Now here is the issue I have with the cards. Why would UD put 20th Anniversary on a 1990 set. The 1989's packed out make sense. I just hope someone didn't buy the equipment and foil and stamp the sets themselves, meaning they could do it again (over and over). The only saving grace is that a whole set was stamped, not just star players which would be worth more, and it would have been just as easy to stamp a 1989 set.

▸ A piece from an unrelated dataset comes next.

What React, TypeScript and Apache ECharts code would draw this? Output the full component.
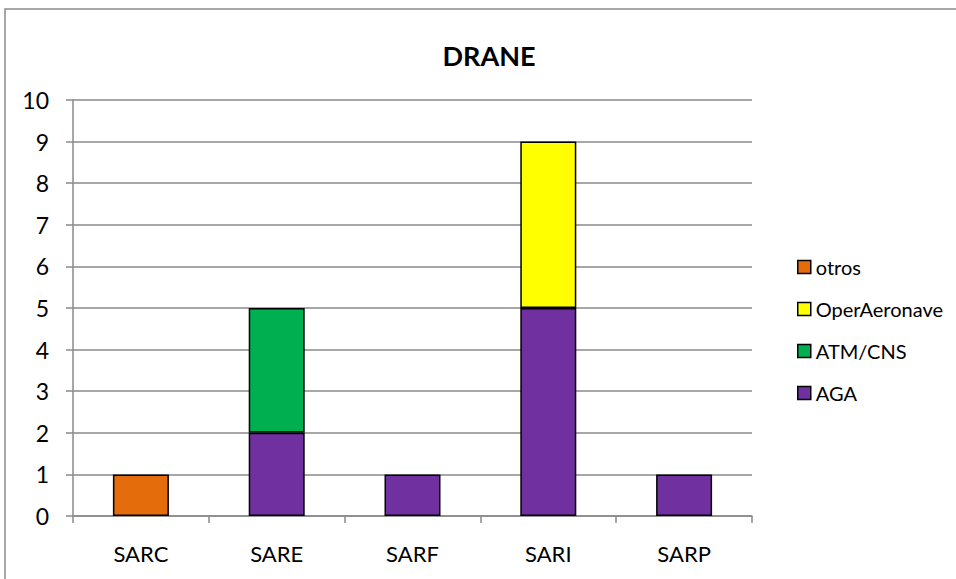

Just my 1.9999 cents worth.
Cameron
That's a good point. When I first heard of 1990 UD buybacks, I thought, "So, what, they are stamped 21st Anniversary or what?? That would be odd as hell and doesn't make any sense." It's definitely a legit Upper Deck hologram, so who knows what Upper Deck was thinking. Maybe they saw the popularity and the sales of the '89 buybacks and decided to do it again. In the card business, a good concept is basically the equivalent of printing money. Maybe they were going to make it a staple of future sets a la Heritage's popularity. I don't have any idea, but player collector's have been duped plenty by "ambitious" sellers on eBay, from boiled Chrome card "proofs," advertising posters cut into squares for "square proofs" of the 80's discs, cutup sheets sold as "oversize" proofs just by cutting them bigger, and numerous other items, this at the very least would be the best "fake" version of a card out there so I'd actually still want it.
Why they were made we might not ever know, but anybody holding one would have to agree they are legit. Plus, some posters even recall the advertising from Upper Deck referencing these for the 2010 release.